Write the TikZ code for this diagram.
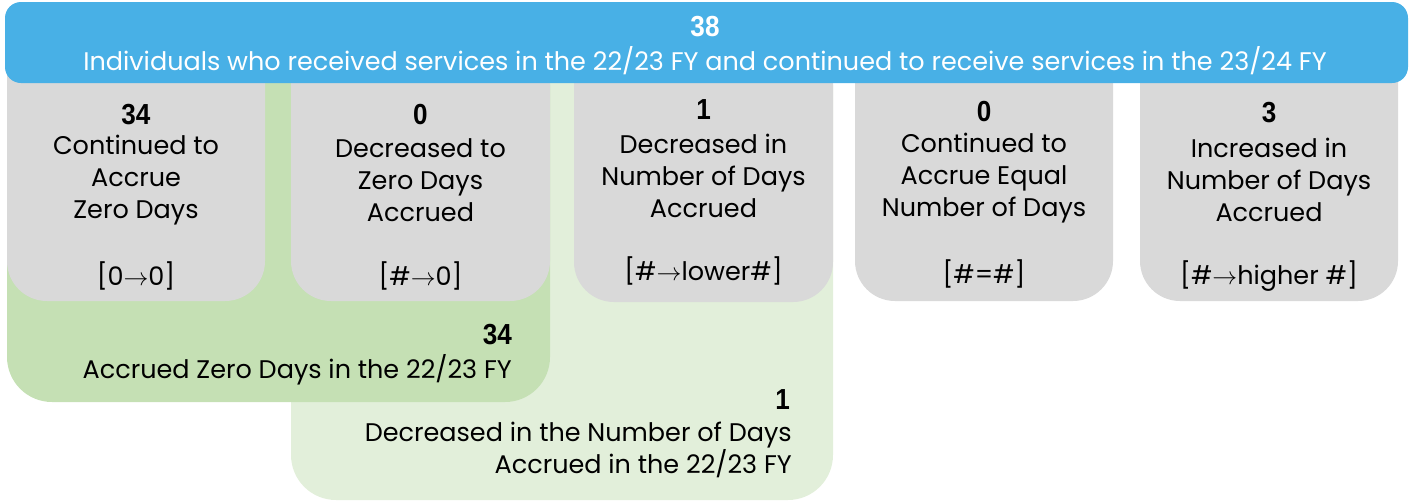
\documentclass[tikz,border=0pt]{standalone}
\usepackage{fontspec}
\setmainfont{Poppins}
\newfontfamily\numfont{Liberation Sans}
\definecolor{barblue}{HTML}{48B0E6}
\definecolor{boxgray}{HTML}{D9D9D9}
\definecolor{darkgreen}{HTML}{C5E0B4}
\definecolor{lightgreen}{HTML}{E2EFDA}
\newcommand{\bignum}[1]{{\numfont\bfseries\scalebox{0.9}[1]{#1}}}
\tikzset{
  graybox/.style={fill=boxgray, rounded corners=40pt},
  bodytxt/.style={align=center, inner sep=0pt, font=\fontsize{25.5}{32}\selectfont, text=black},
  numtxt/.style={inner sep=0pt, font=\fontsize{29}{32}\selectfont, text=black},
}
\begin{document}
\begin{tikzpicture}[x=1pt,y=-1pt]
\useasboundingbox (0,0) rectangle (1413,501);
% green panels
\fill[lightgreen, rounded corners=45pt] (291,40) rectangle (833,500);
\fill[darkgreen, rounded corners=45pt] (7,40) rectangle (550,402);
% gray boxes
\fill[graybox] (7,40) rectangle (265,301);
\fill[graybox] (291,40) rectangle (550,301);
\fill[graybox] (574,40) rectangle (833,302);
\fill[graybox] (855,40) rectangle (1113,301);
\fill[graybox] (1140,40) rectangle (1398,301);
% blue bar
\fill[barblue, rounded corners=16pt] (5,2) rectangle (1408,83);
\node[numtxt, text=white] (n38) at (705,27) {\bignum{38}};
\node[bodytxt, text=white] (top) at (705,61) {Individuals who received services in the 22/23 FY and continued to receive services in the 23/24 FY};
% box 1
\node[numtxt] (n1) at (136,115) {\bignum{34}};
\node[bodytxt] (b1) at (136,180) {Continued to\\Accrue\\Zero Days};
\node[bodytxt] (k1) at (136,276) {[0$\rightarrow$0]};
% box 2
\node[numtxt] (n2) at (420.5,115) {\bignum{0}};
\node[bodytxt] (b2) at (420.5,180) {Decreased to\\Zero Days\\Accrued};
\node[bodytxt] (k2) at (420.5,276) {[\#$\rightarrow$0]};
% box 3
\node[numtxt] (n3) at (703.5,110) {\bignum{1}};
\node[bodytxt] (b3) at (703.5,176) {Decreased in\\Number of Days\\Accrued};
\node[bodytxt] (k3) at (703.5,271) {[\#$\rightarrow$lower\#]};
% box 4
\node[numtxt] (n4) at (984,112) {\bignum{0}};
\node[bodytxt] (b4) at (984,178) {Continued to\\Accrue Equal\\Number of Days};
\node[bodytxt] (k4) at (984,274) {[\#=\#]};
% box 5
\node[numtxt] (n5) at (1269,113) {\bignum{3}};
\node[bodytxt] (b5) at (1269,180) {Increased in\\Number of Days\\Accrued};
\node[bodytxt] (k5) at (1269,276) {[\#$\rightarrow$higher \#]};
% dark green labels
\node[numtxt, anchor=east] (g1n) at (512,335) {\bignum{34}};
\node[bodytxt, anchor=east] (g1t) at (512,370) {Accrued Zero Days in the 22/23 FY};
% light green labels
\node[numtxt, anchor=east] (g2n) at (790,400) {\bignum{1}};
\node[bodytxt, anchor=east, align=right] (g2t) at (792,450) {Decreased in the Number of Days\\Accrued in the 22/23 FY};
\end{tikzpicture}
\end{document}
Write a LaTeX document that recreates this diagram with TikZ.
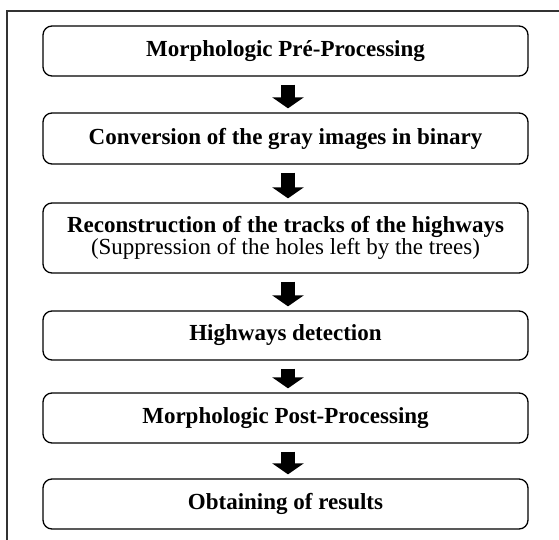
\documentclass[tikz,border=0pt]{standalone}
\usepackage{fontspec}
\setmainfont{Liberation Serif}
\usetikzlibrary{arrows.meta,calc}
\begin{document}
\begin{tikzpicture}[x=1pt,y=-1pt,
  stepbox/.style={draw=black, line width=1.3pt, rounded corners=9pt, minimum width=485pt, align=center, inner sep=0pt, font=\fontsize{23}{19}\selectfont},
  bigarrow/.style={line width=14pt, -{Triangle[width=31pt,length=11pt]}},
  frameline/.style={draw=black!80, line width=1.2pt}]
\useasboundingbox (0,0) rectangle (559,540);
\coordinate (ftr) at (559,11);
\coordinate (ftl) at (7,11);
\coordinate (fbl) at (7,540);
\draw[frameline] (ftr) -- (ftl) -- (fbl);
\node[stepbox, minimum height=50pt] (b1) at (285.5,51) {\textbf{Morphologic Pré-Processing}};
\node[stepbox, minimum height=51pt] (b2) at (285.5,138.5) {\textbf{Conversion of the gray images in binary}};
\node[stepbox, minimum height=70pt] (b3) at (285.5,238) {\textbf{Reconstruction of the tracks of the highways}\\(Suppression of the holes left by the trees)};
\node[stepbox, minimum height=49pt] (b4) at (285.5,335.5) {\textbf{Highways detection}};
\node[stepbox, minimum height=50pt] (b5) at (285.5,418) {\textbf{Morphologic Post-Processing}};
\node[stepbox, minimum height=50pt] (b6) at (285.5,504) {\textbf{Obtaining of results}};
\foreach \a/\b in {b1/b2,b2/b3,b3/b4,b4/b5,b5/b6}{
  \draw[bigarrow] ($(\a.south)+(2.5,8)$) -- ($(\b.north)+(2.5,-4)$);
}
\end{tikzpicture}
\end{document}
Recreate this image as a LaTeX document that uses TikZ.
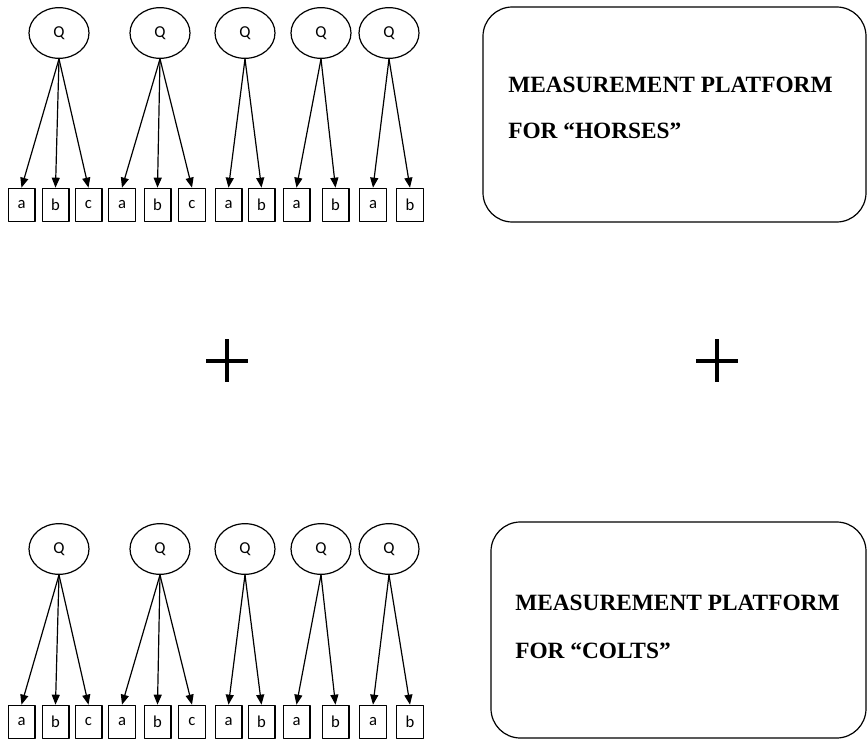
* * *
## GIVEN PROBLEM:
Gather up every line from the listing above in which the word "that" occurs.

## FULL SOLUTION:
Write a LaTeX document that recreates this diagram with TikZ.
Recreate this image as a LaTeX document that uses TikZ.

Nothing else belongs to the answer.